Look out - the Orionids Meteor Shower peaks tonight.

The shower is caused by debris from Halley’s Comet, and is set to light up the sky by producing up to 25 shooting stars an hour tonight.

This event is set to be a spectacle and one not to be missed. Here’s what you need to know, to ensure you don’t miss the moment that will light up the sky.

When is it

Halley's Comet has not been fully visible from Earth since 1986, but Earth passes through its orbit twice a year. This in turn causes the Orionid Meteor Shower which is one of two meteor showers created by remaining chunks from Halley's Comet.
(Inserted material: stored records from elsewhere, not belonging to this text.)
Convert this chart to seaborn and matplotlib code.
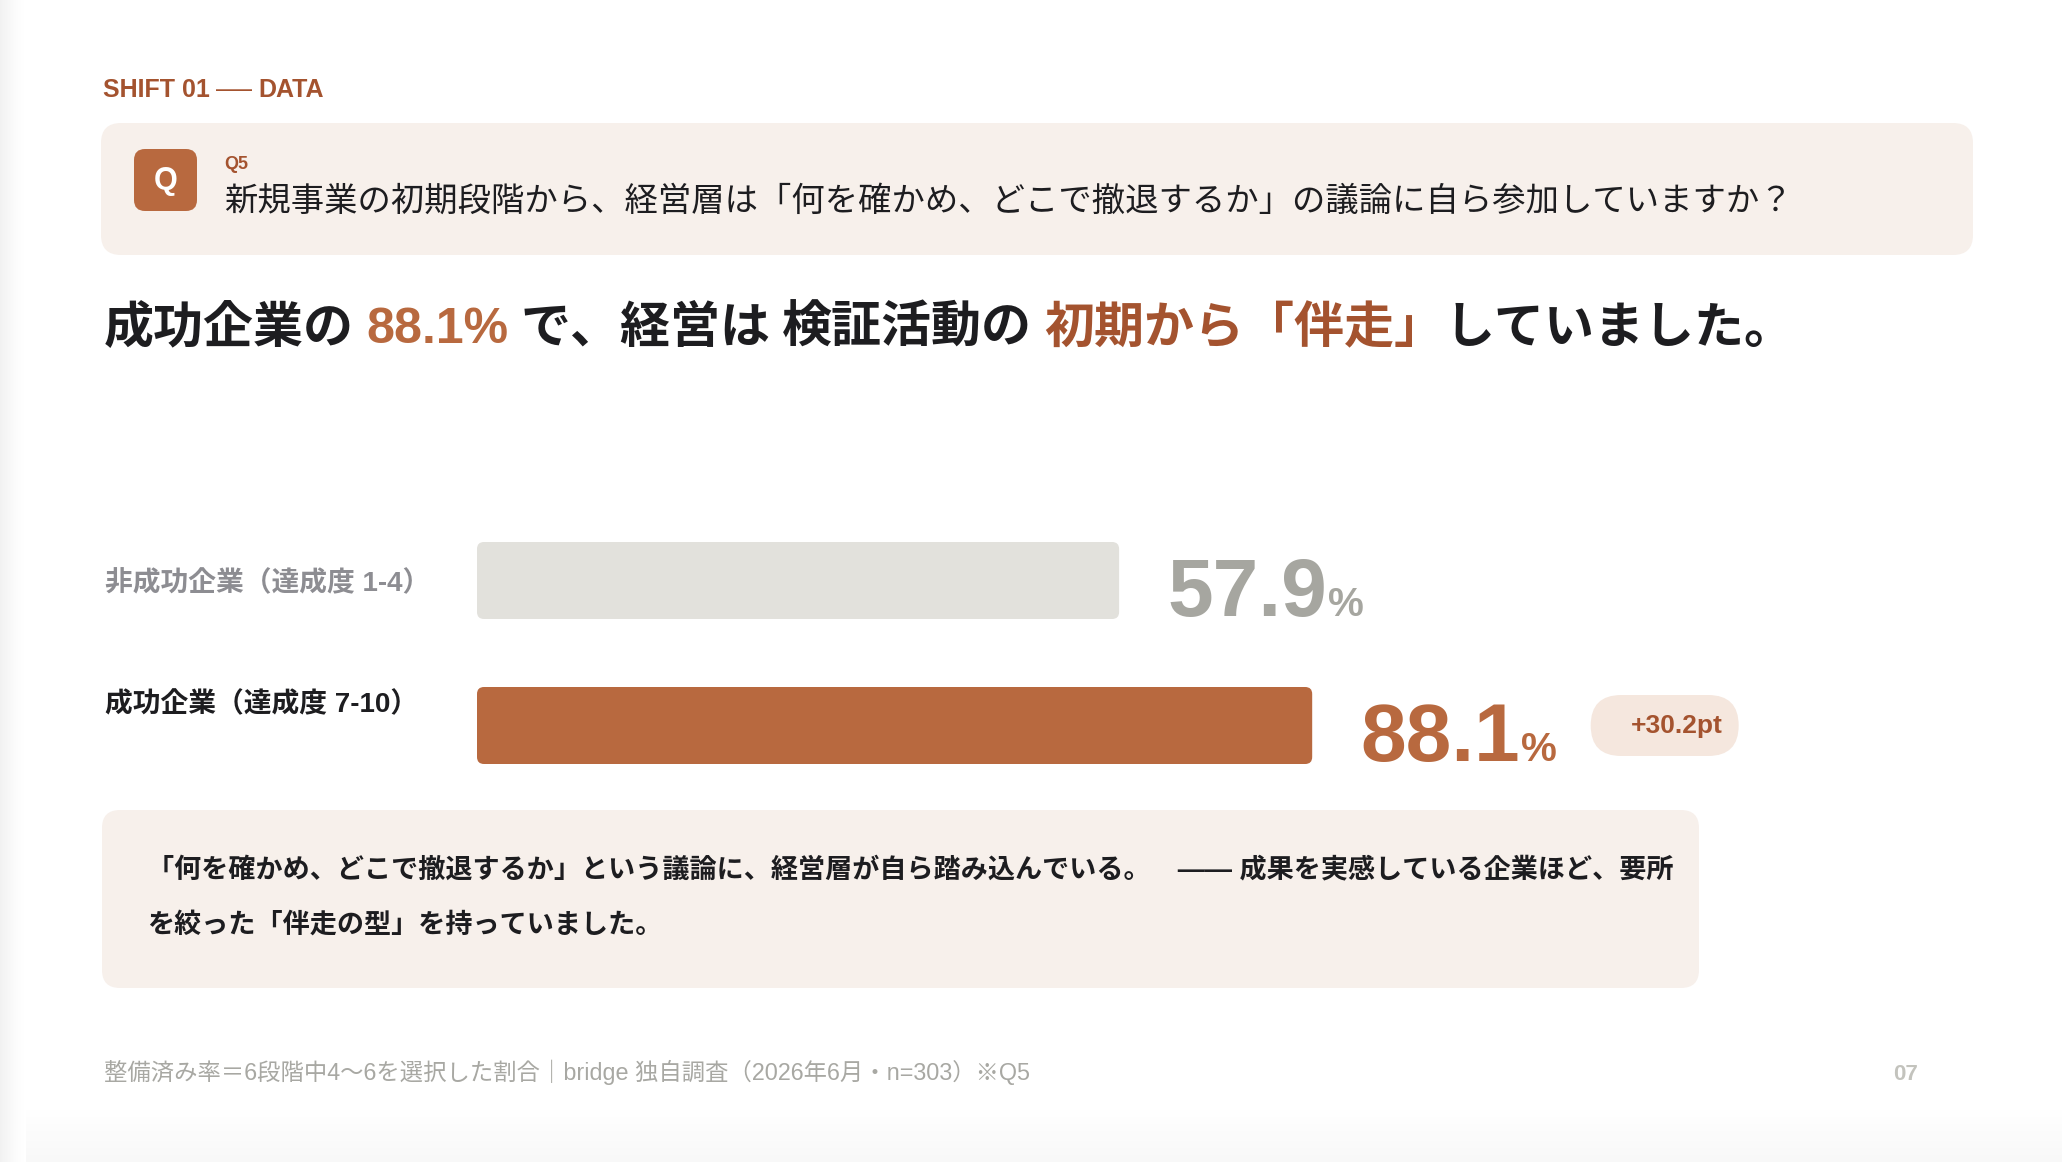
import numpy as np
import matplotlib
matplotlib.use("Agg")
import matplotlib.pyplot as plt
import seaborn as sns
from matplotlib.patches import FancyBboxPatch, Rectangle

# ---------------- data ----------------
groups = ["非成功企業（達成度 1-4）", "成功企業（達成度 7-10）"]
rates = [57.9, 88.1]
rate_labels = ["57.9", "88.1"]
diff_label = "+30.2pt"
section_parts = ["SHIFT 01", "——", "DATA"]
q_number = "Q5"
question = "新規事業の初期段階から、経営層は「何を確かめ、どこで撤退するか」の議論に自ら参加していますか？"
headline_parts = ["成功企業の", "88.1%", "で、経営は", "検証活動の", "初期から「伴走」", "していました。"]
note_lines = ["「何を確かめ、どこで撤退するか」という議論に、経営層が自ら踏み込んでいる。　—— 成果を実感している企業ほど、要所",
              "を絞った「伴走の型」を持っていました。"]
footer = "整備済み率＝6段階中4〜6を選択した割合｜bridge 独自調査（2026年6月・n=303）※Q5"
page_no = "07"

# ---------------- style ----------------
W, H, DPI = 2062, 1162, 100
DARK = "#1d1d20"
ACCENT = "#b8693f"
ACCENT2 = "#a4532f"
BAR_GRAY = "#e2e1dc"
VAL_GRAY = "#a6a6a0"
LABEL_GRAY = "#8d8d92"
BOX_BG = "#f7f0eb"
BADGE_BG = "#f5e7de"
FAM = ["Liberation Sans", "Noto Sans CJK JP"]

sns.set_theme(style="white")
plt.rcParams["font.family"] = FAM

fig = plt.figure(figsize=(W / DPI, H / DPI), dpi=DPI)
fig.patch.set_facecolor("white")
bg = fig.add_axes([0, 0, 1, 1])
bg.set_axis_off()
bg.set_xlim(0, W)
bg.set_ylim(H, 0)

# subtle page shadow at left and bottom, drawn as thin strips
n = 24
for k in range(n):
    g = 1 - 0.055 * (1 - k / n) ** 1.5
    bg.add_patch(Rectangle((k * 26 / n, 0), 26 / n + 0.5, H, fc=(g, g, g), ec="none", zorder=0))
for k in range(n):
    g = 1 - 0.03 * (k / n)
    y = 1105 + k * (H - 1105) / n
    bg.add_patch(Rectangle((26, y), W, (H - 1105) / n + 0.5, fc=(g, g, g), ec="none", zorder=0))

renderer = fig.canvas.get_renderer()


def rbox(ax, x0, y0, x1, y1, r, color, z=1):
    p = FancyBboxPatch((x0 + r, y0 + r), (x1 - x0) - 2 * r, (y1 - y0) - 2 * r,
                       boxstyle=f"round,pad={r}", fc=color, ec="none", zorder=z)
    ax.add_patch(p)
    return p


def txt(x, y, s, size, color, weight="normal", ha="left", va="baseline", z=5):
    return bg.text(x, y, s, fontsize=size, color=color, fontweight=weight,
                   ha=ha, va=va, family=FAM, zorder=z)


# section label
t = txt(103, 97, section_parts[0], 18, ACCENT2, "bold")
x = t.get_window_extent(renderer).x1 + 6
t = txt(x, 95, section_parts[1], 13, ACCENT2, "bold")
x = t.get_window_extent(renderer).x1 + 6
txt(x, 97, section_parts[2], 18, ACCENT2, "bold")

# question box
rbox(bg, 101, 123, 1973, 255, 20, BOX_BG)
rbox(bg, 134, 149, 197, 211, 11, ACCENT, z=2)
txt(165.5, 181, "Q", 22, "white", "bold", ha="center", va="center")
txt(224, 169, q_number, 13, ACCENT2, "bold")
txt(224, 211, question, 24, DARK)

# headline with coloured segments
h_colors = [DARK, ACCENT, DARK, DARK, ACCENT2, DARK]
h_gaps = [12, 12, 12, 12, 0, 0]
x = 104
for part, col, gap in zip(headline_parts, h_colors, h_gaps):
    t = txt(x, 343, part, 36, col, "bold")
    x = t.get_window_extent(renderer).x1 + gap

# ---------------- bars ----------------
track_left = 477
track_widths = [1109, 948]
bar_tops = [542, 687]
bar_h = 77
bar_colors = [BAR_GRAY, ACCENT]
val_colors = [VAL_GRAY, ACCENT]
label_colors = [LABEL_GRAY, DARK]
label_baselines = [591, 712]

for i in range(2):
    ax = fig.add_axes([track_left / W, 1 - (bar_tops[i] + bar_h) / H,
                       track_widths[i] / W, bar_h / H])
    sns.barplot(x=[rates[i]], y=[groups[i]], color=bar_colors[i], saturation=1,
                width=1.0, errorbar=None, orient="h", ax=ax)
    ax.set_xlim(0, 100)
    ax.set_ylim(0.5, -0.5)
    ax.set_axis_off()
    ax.patch.set_alpha(0)
    # rounded-corner rendering of the seaborn bar
    for p in ax.patches:
        bb = p.get_window_extent(renderer)
        p.set_visible(False)
        x0, x1 = bb.x0, bb.x1
        y0, y1 = H - bb.y1, H - bb.y0
        rbox(bg, x0, y0, x1, y1, 7, bar_colors[i], z=3)
        # value label
        t = txt(x1 + 48, y1 - 3, rate_labels[i], 59, val_colors[i], "bold")
        e = t.get_window_extent(renderer)
        tp = txt(e.x1 + 1, y1 - 3, "%", 29, val_colors[i], "bold")
        if i == 1:
            ep = tp.get_window_extent(renderer)
            bx0 = ep.x1 + 34
            cy = (y0 + y1) / 2
            rbox(bg, bx0, cy - 30.5, bx0 + 148, cy + 30.5, 30.5, BADGE_BG, z=3)
            txt(bx0 + 74 + 12, cy + 1, diff_label, 19, ACCENT2, "bold", ha="center", va="center")
    txt(105, label_baselines[i], groups[i], 20, label_colors[i], "bold")

# ---------------- note box ----------------
rbox(bg, 102, 810, 1699, 988, 18, BOX_BG)
txt(147, 877, note_lines[0], 19.5, DARK, "bold")
txt(147, 933, note_lines[1], 19.5, DARK, "bold")

# ---------------- footer ----------------
txt(104, 1080, footer, 16.8, "#a8a8a3")
txt(1918, 1080, page_no, 16, "#c3c3bd", "bold", ha="right")

fig.savefig("out.png", dpi=DPI, facecolor="white")
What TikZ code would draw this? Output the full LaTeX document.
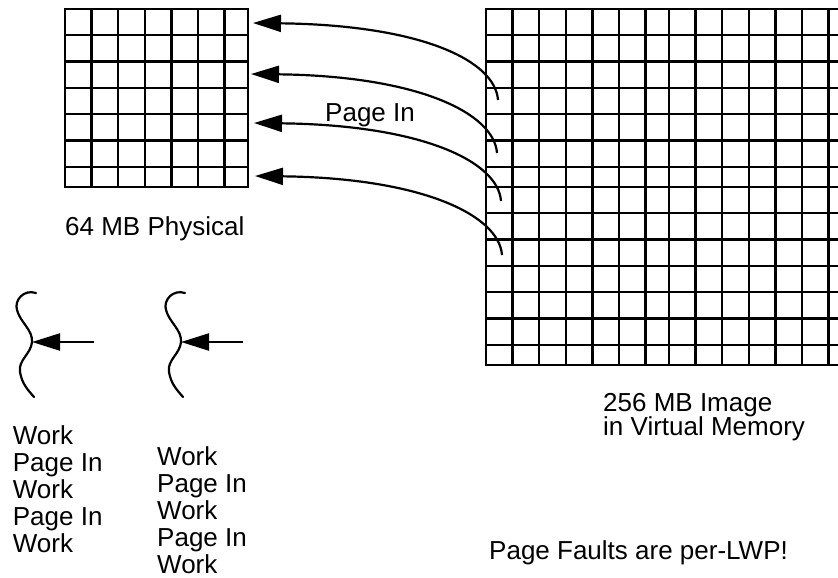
\documentclass[tikz,border=0pt]{standalone}
\usepackage{fontspec}
\setmainfont{Liberation Sans}
\usetikzlibrary{arrows.meta}
\newcommand{\tightlines}{\lineskiplimit=-20pt\relax}
\tikzset{
  gridline/.style={line width=2.3pt},
  thread/.style={line width=2.2pt,line cap=round},
  arr/.style={-{Triangle[length=28pt,width=17pt]},line width=2.2pt},
  lbl/.style={font=\fontsize{26}{27.2}\selectfont,inner sep=0pt,anchor=base west,align=left},
}
% one 7x7 block of page frames, top left corner at (#1,#2)
\newcommand{\pageblock}[2]{%
  \foreach \k in {1,...,6}{%
    \draw[gridline] ({#1+\k*26.6},#2) -- ++(0,178);
    \draw[gridline] (#1,{#2+\k*26.3}) -- ++(183,0);}
  \draw[gridline] (#1,#2) rectangle ++(183,178);}

\begin{document}
\begin{tikzpicture}[x=1pt,y=-1pt]
\useasboundingbox (0,0) rectangle (838,578);
\clip (0,0) rectangle (838,578);
% physical memory
\pageblock{65}{9}
% virtual memory
\pageblock{486}{9}\pageblock{669}{9}
\pageblock{486}{187}\pageblock{669}{187}
% page in
\foreach \i/\vx/\vy/\px/\py in {1/498/100/253/23,2/497/153/251/74,3/501/201/254/123,4/502/255/255/176}{
  \coordinate (V\i) at (\vx,\vy);
  \coordinate (P\i) at (\px,\py);
  \draw[arr] (V\i) .. controls +(-3,-40) and +(167,2) .. (P\i);}
\node[lbl] (pgin) at (325,121.7) {Page In};
\node[lbl] (phys) at (65,235.7) {64 MB Physical};
% base = last line
\node[lbl,font=\fontsize{26}{24}\selectfont\tightlines] (virt) at (603,435.7) {256 MB Image\\in Virtual Memory};
% threads
\foreach \sx/\n in {0/A,149/B}{
  \begin{scope}[shift={(\sx,0)}]
  \draw[thread] (36,293) .. controls (24,289) and (14,300) .. (17,310)
     .. controls (20,322) and (33,330) .. (32,342)
     .. controls (31,354) and (18,360) .. (20,372)
     .. controls (22,384) and (28,390) .. (34,397);
  \coordinate (T\n) at (32,342);
  \coordinate (F\n) at (94,342);
  \draw[arr] (F\n) -- (T\n);
  \end{scope}}
\node[lbl] (wkA) at (12.7,552.8) {Work\\Page In\\Work\\Page In\\Work};
\node[lbl] (wkB) at (157,573.8) {Work\\Page In\\Work\\Page In\\Work};
\node[lbl] (note) at (489,559) {Page Faults are per-LWP!};
\end{tikzpicture}
\end{document}
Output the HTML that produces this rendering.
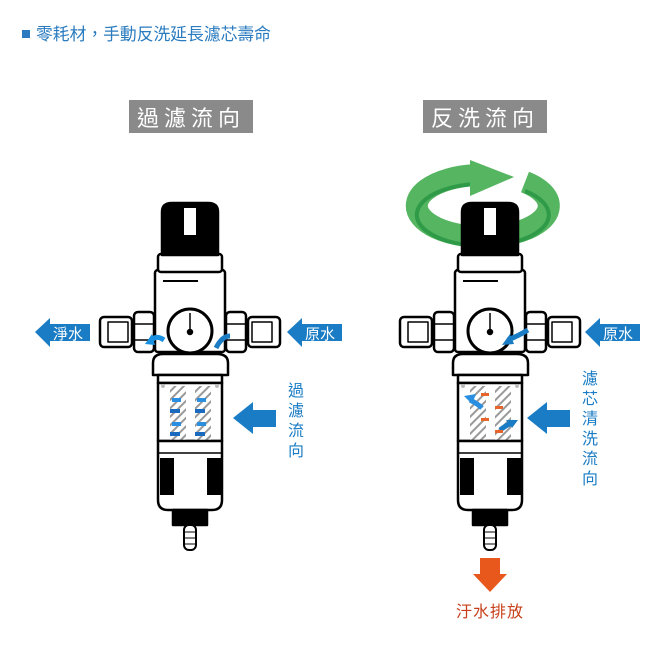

The other is the Eta Aquarids which was witnessed in early May this year.

Dust from Halley's Comet is active throughout the month, but is expected to be most visible from tomorrow, 20 October, right through to the weekend. The best time to watch the shower is between midnight and dawn, when the sky is at its darkest.

Where can you see it

The Amazing Meteor Show(er) should be visible across many parts of the country, as long as the weather is on our side. Light-polluted city skies will make it harder to see, so make your way to the countryside if you can.

How to watch

You should be able to spot the shower with the naked eye, no need to to invest in a telescope, so keep your eyes peeled.

Skygazers should find a spot away from bright lights before darkness falls, in order to let their eyes adjust to the dark first. To ensure you don't miss out as the stars fall, lying down and looking straight up at the sky is advised.

Showers are known to be particularly fast, and travel at around 41 miles per second, leaving behind a long trail.

Not around for this week to watch the shower? No need to fret, we have some dates for your diary. The Leonid meteor shower is coming up in November and is best seen on the 17th and 18th.